**GOAL OF THE EXERCISE:**
Take the data below and write out exactly the lines from the one with "Write a web" through the one with "const labelValues = [1, 2, 3, 4, 5, 6, 7, 8];"; omit every other line.

**INFORMATION SHOWN:**
--------------------------------

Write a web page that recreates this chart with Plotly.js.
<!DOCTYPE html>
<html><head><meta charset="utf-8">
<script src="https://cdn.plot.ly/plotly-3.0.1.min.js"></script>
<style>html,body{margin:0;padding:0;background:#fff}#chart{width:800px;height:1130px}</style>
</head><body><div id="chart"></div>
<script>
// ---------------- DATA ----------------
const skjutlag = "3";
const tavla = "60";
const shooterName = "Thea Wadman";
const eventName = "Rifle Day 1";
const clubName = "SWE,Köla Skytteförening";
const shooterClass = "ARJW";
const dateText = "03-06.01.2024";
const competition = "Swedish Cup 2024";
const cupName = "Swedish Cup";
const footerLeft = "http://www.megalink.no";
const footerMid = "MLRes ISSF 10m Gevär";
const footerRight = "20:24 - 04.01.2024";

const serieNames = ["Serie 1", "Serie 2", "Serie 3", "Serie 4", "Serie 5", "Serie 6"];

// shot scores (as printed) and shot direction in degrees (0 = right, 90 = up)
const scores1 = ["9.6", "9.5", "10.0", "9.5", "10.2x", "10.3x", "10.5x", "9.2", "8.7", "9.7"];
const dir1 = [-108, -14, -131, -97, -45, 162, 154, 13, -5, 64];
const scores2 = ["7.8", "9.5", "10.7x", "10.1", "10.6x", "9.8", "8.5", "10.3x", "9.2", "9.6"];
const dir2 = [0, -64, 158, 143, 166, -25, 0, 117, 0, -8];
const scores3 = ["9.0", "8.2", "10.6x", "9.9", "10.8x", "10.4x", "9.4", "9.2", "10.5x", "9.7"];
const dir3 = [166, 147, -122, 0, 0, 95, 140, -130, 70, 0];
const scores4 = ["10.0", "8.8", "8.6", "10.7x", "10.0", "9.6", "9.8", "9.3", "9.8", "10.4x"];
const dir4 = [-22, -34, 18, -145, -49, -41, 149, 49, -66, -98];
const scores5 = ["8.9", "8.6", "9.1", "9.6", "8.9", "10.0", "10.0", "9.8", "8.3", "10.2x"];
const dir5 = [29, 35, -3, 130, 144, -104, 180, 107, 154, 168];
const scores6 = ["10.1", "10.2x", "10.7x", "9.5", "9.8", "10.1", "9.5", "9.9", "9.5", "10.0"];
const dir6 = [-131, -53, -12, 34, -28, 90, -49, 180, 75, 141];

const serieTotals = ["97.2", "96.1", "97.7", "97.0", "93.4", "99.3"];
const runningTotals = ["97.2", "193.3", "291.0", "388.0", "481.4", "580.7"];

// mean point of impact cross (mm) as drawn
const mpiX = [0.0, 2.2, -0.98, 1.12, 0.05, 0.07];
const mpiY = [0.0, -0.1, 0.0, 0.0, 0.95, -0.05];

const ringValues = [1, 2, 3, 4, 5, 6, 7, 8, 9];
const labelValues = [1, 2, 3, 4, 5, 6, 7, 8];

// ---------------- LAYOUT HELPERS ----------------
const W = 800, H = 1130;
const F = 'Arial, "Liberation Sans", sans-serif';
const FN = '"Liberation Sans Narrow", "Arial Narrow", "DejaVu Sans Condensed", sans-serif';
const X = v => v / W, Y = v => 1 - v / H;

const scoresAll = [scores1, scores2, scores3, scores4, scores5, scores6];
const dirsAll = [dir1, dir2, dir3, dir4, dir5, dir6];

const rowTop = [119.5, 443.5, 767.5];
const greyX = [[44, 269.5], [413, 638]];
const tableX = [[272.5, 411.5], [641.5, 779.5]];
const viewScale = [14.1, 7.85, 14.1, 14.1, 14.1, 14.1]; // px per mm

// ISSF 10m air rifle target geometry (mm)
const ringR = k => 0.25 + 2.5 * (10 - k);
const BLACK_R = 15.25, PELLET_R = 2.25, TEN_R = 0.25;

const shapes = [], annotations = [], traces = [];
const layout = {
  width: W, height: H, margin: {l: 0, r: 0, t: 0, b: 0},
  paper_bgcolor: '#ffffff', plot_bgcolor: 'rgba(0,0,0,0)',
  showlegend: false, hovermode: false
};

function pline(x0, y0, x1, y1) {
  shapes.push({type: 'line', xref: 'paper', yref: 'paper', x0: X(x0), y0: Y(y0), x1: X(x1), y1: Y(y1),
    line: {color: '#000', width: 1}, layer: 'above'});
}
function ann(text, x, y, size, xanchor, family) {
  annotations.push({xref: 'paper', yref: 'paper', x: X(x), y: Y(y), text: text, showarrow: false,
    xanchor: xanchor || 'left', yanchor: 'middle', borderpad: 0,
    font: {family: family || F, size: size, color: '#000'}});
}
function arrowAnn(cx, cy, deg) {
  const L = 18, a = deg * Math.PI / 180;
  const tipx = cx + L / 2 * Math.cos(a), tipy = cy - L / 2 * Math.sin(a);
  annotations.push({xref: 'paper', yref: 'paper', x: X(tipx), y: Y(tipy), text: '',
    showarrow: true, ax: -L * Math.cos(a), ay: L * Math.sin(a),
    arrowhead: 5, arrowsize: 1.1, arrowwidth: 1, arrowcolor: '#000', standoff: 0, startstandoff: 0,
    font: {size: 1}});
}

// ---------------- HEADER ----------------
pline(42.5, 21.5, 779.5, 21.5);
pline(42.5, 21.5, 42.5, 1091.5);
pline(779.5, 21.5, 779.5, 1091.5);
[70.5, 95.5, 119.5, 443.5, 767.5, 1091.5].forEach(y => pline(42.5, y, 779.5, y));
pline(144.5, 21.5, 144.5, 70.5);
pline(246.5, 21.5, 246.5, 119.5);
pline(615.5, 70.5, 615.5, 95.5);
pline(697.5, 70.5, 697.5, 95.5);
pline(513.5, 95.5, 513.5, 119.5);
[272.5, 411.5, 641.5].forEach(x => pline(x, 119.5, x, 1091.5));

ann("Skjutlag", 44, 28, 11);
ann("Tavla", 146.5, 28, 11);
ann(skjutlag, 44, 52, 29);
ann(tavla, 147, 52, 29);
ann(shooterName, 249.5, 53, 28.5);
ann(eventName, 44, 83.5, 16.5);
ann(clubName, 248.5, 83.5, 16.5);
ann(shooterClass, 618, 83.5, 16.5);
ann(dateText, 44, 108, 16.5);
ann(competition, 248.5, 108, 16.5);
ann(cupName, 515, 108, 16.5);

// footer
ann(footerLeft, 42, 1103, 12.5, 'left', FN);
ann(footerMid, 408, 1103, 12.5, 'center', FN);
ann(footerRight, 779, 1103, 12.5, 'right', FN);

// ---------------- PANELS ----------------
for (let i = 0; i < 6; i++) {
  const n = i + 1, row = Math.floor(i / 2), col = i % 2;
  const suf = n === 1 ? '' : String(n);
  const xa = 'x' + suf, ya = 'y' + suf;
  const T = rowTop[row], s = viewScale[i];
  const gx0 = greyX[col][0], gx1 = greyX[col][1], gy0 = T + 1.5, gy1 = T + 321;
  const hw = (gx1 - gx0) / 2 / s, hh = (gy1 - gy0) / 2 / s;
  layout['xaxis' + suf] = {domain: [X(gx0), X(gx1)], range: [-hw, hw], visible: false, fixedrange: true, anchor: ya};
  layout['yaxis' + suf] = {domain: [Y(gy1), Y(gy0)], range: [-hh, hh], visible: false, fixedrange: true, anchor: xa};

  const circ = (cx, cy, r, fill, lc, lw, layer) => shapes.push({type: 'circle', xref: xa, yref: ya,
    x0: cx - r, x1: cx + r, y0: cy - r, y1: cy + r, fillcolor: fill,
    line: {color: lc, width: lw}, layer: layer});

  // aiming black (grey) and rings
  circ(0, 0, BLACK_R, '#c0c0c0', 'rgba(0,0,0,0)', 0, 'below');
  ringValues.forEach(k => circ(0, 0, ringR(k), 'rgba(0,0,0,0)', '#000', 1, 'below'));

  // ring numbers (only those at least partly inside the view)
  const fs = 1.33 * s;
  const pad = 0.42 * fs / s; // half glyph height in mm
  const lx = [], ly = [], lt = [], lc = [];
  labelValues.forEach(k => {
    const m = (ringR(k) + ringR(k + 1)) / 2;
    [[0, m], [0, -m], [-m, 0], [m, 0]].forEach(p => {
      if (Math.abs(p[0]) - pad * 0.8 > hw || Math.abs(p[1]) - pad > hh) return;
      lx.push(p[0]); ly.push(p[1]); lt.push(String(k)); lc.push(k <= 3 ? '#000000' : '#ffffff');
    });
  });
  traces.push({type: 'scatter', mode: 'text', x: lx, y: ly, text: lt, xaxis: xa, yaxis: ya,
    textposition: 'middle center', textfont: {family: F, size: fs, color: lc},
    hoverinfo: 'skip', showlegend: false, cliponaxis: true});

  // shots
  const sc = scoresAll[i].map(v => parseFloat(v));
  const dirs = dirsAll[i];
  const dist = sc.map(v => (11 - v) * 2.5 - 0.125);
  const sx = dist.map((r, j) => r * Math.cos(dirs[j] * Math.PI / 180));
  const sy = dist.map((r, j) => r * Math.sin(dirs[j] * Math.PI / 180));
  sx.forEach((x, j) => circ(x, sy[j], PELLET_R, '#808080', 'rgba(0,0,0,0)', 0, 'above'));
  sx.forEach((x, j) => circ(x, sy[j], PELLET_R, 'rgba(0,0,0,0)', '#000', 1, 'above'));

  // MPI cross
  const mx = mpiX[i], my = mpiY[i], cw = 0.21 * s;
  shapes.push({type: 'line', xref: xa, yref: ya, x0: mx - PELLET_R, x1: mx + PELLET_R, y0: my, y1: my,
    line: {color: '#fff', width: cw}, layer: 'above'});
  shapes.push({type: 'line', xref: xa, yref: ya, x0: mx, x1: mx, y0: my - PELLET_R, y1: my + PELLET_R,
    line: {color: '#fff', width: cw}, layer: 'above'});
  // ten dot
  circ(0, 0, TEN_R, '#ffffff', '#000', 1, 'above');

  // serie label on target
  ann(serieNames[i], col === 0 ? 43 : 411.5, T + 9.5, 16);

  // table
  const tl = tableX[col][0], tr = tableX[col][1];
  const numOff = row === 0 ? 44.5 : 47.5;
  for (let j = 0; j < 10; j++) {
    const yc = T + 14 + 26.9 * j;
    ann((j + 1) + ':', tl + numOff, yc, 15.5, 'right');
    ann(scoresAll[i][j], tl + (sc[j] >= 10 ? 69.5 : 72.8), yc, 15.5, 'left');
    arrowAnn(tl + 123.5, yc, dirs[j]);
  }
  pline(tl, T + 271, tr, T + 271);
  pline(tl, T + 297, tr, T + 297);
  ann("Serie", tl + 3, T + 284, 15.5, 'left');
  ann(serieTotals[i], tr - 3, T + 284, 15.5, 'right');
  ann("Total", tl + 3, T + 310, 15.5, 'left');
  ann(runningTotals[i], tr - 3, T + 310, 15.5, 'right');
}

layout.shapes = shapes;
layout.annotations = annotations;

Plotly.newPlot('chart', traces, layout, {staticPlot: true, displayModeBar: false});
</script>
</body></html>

--------------------------------

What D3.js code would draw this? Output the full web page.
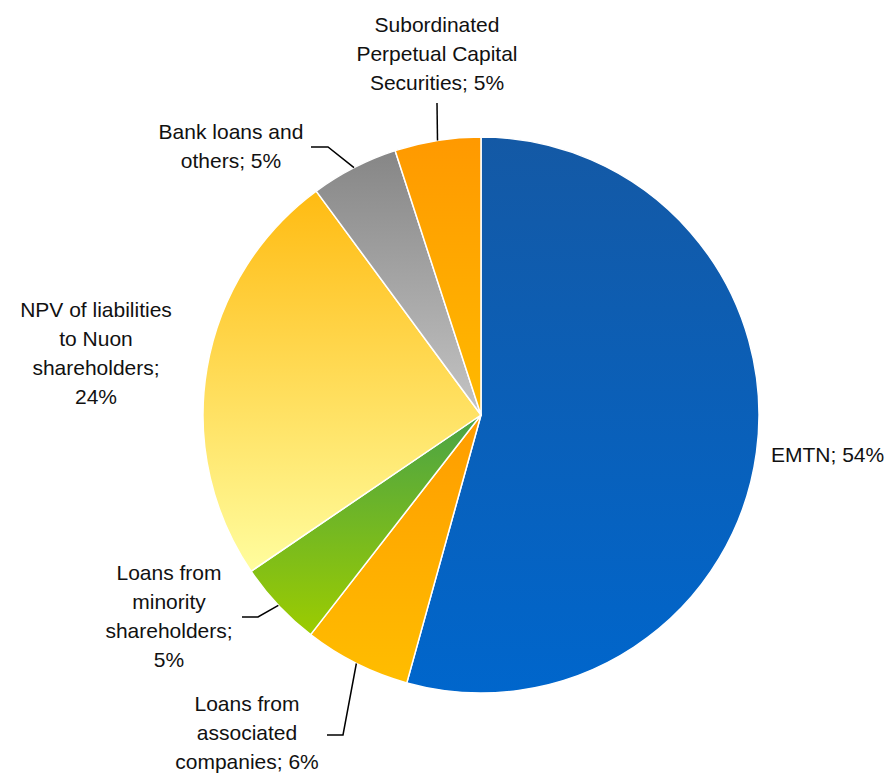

--------------------------------

**FINISHED TASK:**
Write a web page that recreates this chart with Plotly.js.
<!DOCTYPE html>
<html><head><meta charset="utf-8">
<script src="https://cdn.plot.ly/plotly-3.0.1.min.js"></script>
<style>html,body{margin:0;padding:0;background:#fff}#chart{width:800px;height:1130px}</style>
</head><body><div id="chart"></div>
<script>
// ---------------- DATA ----------------
const skjutlag = "3";
const tavla = "60";
const shooterName = "Thea Wadman";
const eventName = "Rifle Day 1";
const clubName = "SWE,Köla Skytteförening";
const shooterClass = "ARJW";
const dateText = "03-06.01.2024";
const competition = "Swedish Cup 2024";
const cupName = "Swedish Cup";
const footerLeft = "http://www.megalink.no";
const footerMid = "MLRes ISSF 10m Gevär";
const footerRight = "20:24 - 04.01.2024";

const serieNames = ["Serie 1", "Serie 2", "Serie 3", "Serie 4", "Serie 5", "Serie 6"];

// shot scores (as printed) and shot direction in degrees (0 = right, 90 = up)
const scores1 = ["9.6", "9.5", "10.0", "9.5", "10.2x", "10.3x", "10.5x", "9.2", "8.7", "9.7"];
const dir1 = [-108, -14, -131, -97, -45, 162, 154, 13, -5, 64];
const scores2 = ["7.8", "9.5", "10.7x", "10.1", "10.6x", "9.8", "8.5", "10.3x", "9.2", "9.6"];
const dir2 = [0, -64, 158, 143, 166, -25, 0, 117, 0, -8];
const scores3 = ["9.0", "8.2", "10.6x", "9.9", "10.8x", "10.4x", "9.4", "9.2", "10.5x", "9.7"];
const dir3 = [166, 147, -122, 0, 0, 95, 140, -130, 70, 0];
const scores4 = ["10.0", "8.8", "8.6", "10.7x", "10.0", "9.6", "9.8", "9.3", "9.8", "10.4x"];
const dir4 = [-22, -34, 18, -145, -49, -41, 149, 49, -66, -98];
const scores5 = ["8.9", "8.6", "9.1", "9.6", "8.9", "10.0", "10.0", "9.8", "8.3", "10.2x"];
const dir5 = [29, 35, -3, 130, 144, -104, 180, 107, 154, 168];
const scores6 = ["10.1", "10.2x", "10.7x", "9.5", "9.8", "10.1", "9.5", "9.9", "9.5", "10.0"];
const dir6 = [-131, -53, -12, 34, -28, 90, -49, 180, 75, 141];

const serieTotals = ["97.2", "96.1", "97.7", "97.0", "93.4", "99.3"];
const runningTotals = ["97.2", "193.3", "291.0", "388.0", "481.4", "580.7"];

// mean point of impact cross (mm) as drawn
const mpiX = [0.0, 2.2, -0.98, 1.12, 0.05, 0.07];
const mpiY = [0.0, -0.1, 0.0, 0.0, 0.95, -0.05];

const ringValues = [1, 2, 3, 4, 5, 6, 7, 8, 9];
const labelValues = [1, 2, 3, 4, 5, 6, 7, 8];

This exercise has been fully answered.